From what I could see, it had a pretty solid foundation of research behind it, which made me more and more intrigued. I looked more into Tom Naughton, and found out that he now followed and was a big advocate for the Paleo diet. From there, my interest in the Paleo diet was kind of piqued, and I slowly began actually looking into what it was and what it was based on. I spent quite a few weeks doing a lot of online research and finding out more. What I found really made sense to me.
I like the idea of whatever diet I am going to consume being heavily supported by research. Paleo really ticks this box for me.
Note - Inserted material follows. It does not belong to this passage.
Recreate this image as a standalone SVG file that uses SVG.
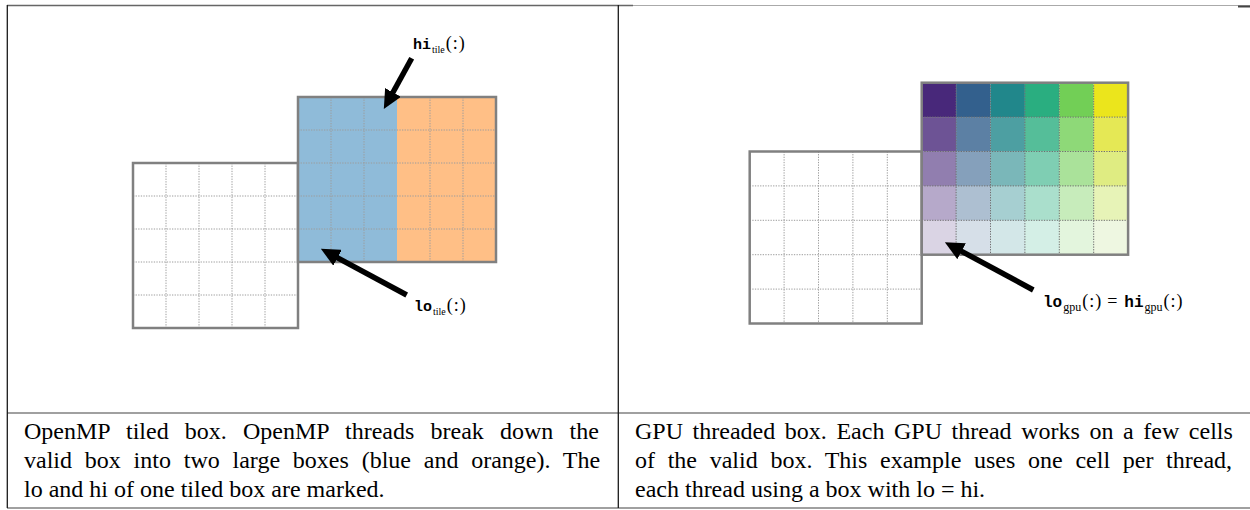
<svg xmlns="http://www.w3.org/2000/svg" width="1250" height="510" viewBox="0 0 1250 510">
<style>
.frame{fill:none;stroke:#808080;stroke-width:2.5}
.grid{fill:none;stroke:#9c9c9c;stroke-width:1;stroke-dasharray:1.3 1.3}
.gridd{fill:none;stroke:#6e6e6e;stroke-width:1;stroke-dasharray:1.3 1.3}
.tt{font-family:"Liberation Mono",monospace;font-weight:bold;font-size:15px}
.tt2{font-family:"Liberation Mono",monospace;font-weight:bold;font-size:16px}
.sub{font-family:"Liberation Serif",serif;font-size:10px}
.subg{font-family:"Liberation Serif",serif;font-size:12px}
.rm{font-family:"Liberation Serif",serif;font-size:18px;letter-spacing:1px}
.cap{font-family:"Liberation Serif",serif;font-size:24px;fill:#000}
.hline{stroke:#808080;stroke-width:1.5}
.vline{stroke:#1a1a1a;stroke-width:1.3}
.arrow{stroke:#000;stroke-width:5.5;fill:none;marker-end:url(#head)}
</style>
<defs>
<marker id="head" markerUnits="userSpaceOnUse" markerWidth="19" markerHeight="18" refX="1" refY="9" orient="auto">
<path d="M0,0 L19,9 L0,18 Z" fill="#000"/>
</marker>
</defs>
<rect width="1250" height="510" fill="#fff"/>

<g id="table">
<line x1="7" y1="5.5" x2="633" y2="5.5" stroke="#666" stroke-width="1.5"/>
<line x1="633" y1="5.5" x2="1250" y2="5.5" stroke="#aaa" stroke-width="1.2"/>
<line x1="1238" y1="6.5" x2="1250" y2="6.5" stroke="#444" stroke-width="2"/>
<line class="hline" x1="7" y1="413" x2="1250" y2="413"/>
<line class="hline" x1="7" y1="508" x2="1250" y2="508"/>
<line class="vline" x1="7.3" y1="5" x2="7.3" y2="508"/>
<line class="vline" x1="618.3" y1="5" x2="618.3" y2="508"/>
</g>

<g id="omp-valid-box">
<rect x="133" y="163" width="165" height="165" fill="#fff"/>
<path class="grid" d="M166,163V328M199,163V328M232,163V328M265,163V328M133,196H298M133,229H298M133,262H298M133,295H298"/>
<rect class="frame" x="133" y="163" width="165" height="165"/>
</g>

<g id="omp-tiled-box">
<rect x="298" y="97" width="99" height="165" fill="#8fbbd9"/>
<rect x="397" y="97" width="99" height="165" fill="#ffbf86"/>
<path class="grid" stroke="#8a8a8a" d="M331,97V262M364,97V262M430,97V262M463,97V262M298,130H496M298,163H496M298,196H496M298,229H496"/>
<rect class="frame" x="298" y="97" width="198" height="165"/>
</g>

<g id="omp-labels">
<text id="hi-tile" x="413" y="49"><tspan class="tt">hi</tspan><tspan class="sub" dx="1" dy="4">tile</tspan><tspan class="rm" dx="1" dy="-4">(:)</tspan></text>
<text id="lo-tile" x="414" y="311"><tspan class="tt">lo</tspan><tspan class="sub" dx="1" dy="4">tile</tspan><tspan class="rm" dx="1" dy="-4">(:)</tspan></text>
</g>

<g id="gpu-valid-box">
<rect x="749.7" y="151.5" width="172" height="172" fill="#fff"/>
<path class="grid" d="M784.1,151.5V323.5M818.5,151.5V323.5M852.9,151.5V323.5M887.3,151.5V323.5M749.7,185.9H921.7M749.7,220.3H921.7M749.7,254.7H921.7M749.7,289.1H921.7"/>
<rect class="frame" x="749.7" y="151.5" width="172" height="172"/>
</g>

<g id="gpu-threaded-box">
<g fill-opacity="1">
<rect x="921.7" y="82.7" width="34.4" height="34.4" fill="#48287a"/>
<rect x="956.1" y="82.7" width="34.4" height="34.4" fill="#33608d"/>
<rect x="990.5" y="82.7" width="34.4" height="34.4" fill="#21878b"/>
<rect x="1024.9" y="82.7" width="34.4" height="34.4" fill="#2aae80"/>
<rect x="1059.3" y="82.7" width="34.4" height="34.4" fill="#72cf56"/>
<rect x="1093.7" y="82.7" width="34.4" height="34.4" fill="#ebe51c"/>
</g>
<g fill-opacity="0.8">
<rect x="921.7" y="117.1" width="34.4" height="34.4" fill="#48287a"/>
<rect x="956.1" y="117.1" width="34.4" height="34.4" fill="#33608d"/>
<rect x="990.5" y="117.1" width="34.4" height="34.4" fill="#21878b"/>
<rect x="1024.9" y="117.1" width="34.4" height="34.4" fill="#2aae80"/>
<rect x="1059.3" y="117.1" width="34.4" height="34.4" fill="#72cf56"/>
<rect x="1093.7" y="117.1" width="34.4" height="34.4" fill="#dfe22a"/>
</g>
<g fill-opacity="0.6">
<rect x="921.7" y="151.5" width="34.4" height="34.4" fill="#48287a"/>
<rect x="956.1" y="151.5" width="34.4" height="34.4" fill="#33608d"/>
<rect x="990.5" y="151.5" width="34.4" height="34.4" fill="#21878b"/>
<rect x="1024.9" y="151.5" width="34.4" height="34.4" fill="#2aae80"/>
<rect x="1059.3" y="151.5" width="34.4" height="34.4" fill="#72cf56"/>
<rect x="1093.7" y="151.5" width="34.4" height="34.4" fill="#c9df2e"/>
</g>
<g fill-opacity="0.4">
<rect x="921.7" y="185.9" width="34.4" height="34.4" fill="#48287a"/>
<rect x="956.1" y="185.9" width="34.4" height="34.4" fill="#33608d"/>
<rect x="990.5" y="185.9" width="34.4" height="34.4" fill="#21878b"/>
<rect x="1024.9" y="185.9" width="34.4" height="34.4" fill="#2aae80"/>
<rect x="1059.3" y="185.9" width="34.4" height="34.4" fill="#72cf56"/>
<rect x="1093.7" y="185.9" width="34.4" height="34.4" fill="#c2e04a"/>
</g>
<g fill-opacity="0.2">
<rect x="921.7" y="220.3" width="34.4" height="34.4" fill="#48287a"/>
<rect x="956.1" y="220.3" width="34.4" height="34.4" fill="#33608d"/>
<rect x="990.5" y="220.3" width="34.4" height="34.4" fill="#21878b"/>
<rect x="1024.9" y="220.3" width="34.4" height="34.4" fill="#2aae80"/>
<rect x="1059.3" y="220.3" width="34.4" height="34.4" fill="#72cf56"/>
<rect x="1093.7" y="220.3" width="34.4" height="34.4" fill="#a8d86a"/>
</g>
<path class="gridd" d="M956.1,82.7V254.7M990.5,82.7V254.7M1024.9,82.7V254.7M1059.3,82.7V254.7M1093.7,82.7V254.7M921.7,117.1H1128.1M921.7,151.5H1128.1M921.7,185.9H1128.1M921.7,220.3H1128.1"/>
<rect class="frame" x="921.7" y="82.7" width="206.4" height="172"/>
</g>

<g id="gpu-label">
<text x="1043" y="307"><tspan class="tt2">lo</tspan><tspan class="subg" dx="1" dy="4">gpu</tspan><tspan class="rm" dx="1" dy="-4">(:)</tspan><tspan class="rm" dx="5">=</tspan><tspan class="tt2" dx="6">hi</tspan><tspan class="subg" dx="1" dy="4">gpu</tspan><tspan class="rm" dx="1" dy="-4">(:)</tspan></text>
</g>

<g id="connectors">
<line class="arrow" x1="411.7" y1="58.3" x2="392.5" y2="93.3"/>
<line class="arrow" x1="406.7" y1="295" x2="336.7" y2="257.3"/>
<line class="arrow" x1="1033.3" y1="290" x2="960.7" y2="250.8"/>
</g>

<g id="captions">
<text class="cap" x="24" y="439" word-spacing="10.2">OpenMP tiled box. OpenMP threads break down the</text>
<text class="cap" x="24" y="468" word-spacing="6.8">valid box into two large boxes (blue and orange). The</text>
<text class="cap" x="24" y="497">lo and hi of one tiled box are marked.</text>
<text class="cap" x="635" y="439" word-spacing="3.6">GPU threaded box. Each GPU thread works on a few cells</text>
<text class="cap" x="635" y="468" word-spacing="6.7">of the valid box. This example uses one cell per thread,</text>
<text class="cap" x="635" y="497">each thread using a box with lo = hi.</text>
</g>
</svg>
Although I initially assumed it to be simply copying what our primal ancestors consumed, it is actually supported up by quite a significant body and research and science. There seems to be a lot of consideration for what nutritional research is saying about eating for optimal health, and from what I've seen has a big role in the culture of the Paleo community. I'm way too green to explain more about Paleo, and won't presume to know basically anything about it, so for anyone who's interested I would recommend starting with Robb Wolf's website for a really simple explanation.
So, over the last couple of weeks, I've been letting everything I've learned sink in. I've weighed up whether or not I think that Paleo is something that I want to do, given that it will mean some really extreme dietary changes. I gave it time to see if my interest went away, but it really didn't. I've been really excited by the whole idea. So, in the last week and a half, I've decided to start attempting a slow transition into trialing Paleo eating for myself.
Right now, I'm working on eating almost completely whole foods and taking out some of the most commonly avoided foods in Paleo, like grains, legumes and non-natural sugars. I'm barely dipping my toe in and I've already felt some improvements in my energy. I've also had some negative reactions, which I'm told are normal in the early stages as the body adjusts to fueling itself with a new fuel source (i.e. proteins and fats, rather than carbohydrates).
It hasn't been easy, especially when it comes to figuring out exactly what I can eat, but I feel really good about it. I feel like, given the current evidence base (which may and probably will change), I'm doing what makes most sense for my health right now. Absolutely not just for weight loss, but for my long term physiological health. I'm approaching this trial run with what I hope is a bit of healthy skepticism, but I'm excited to see if there really are any benefits to eating the Paleo way.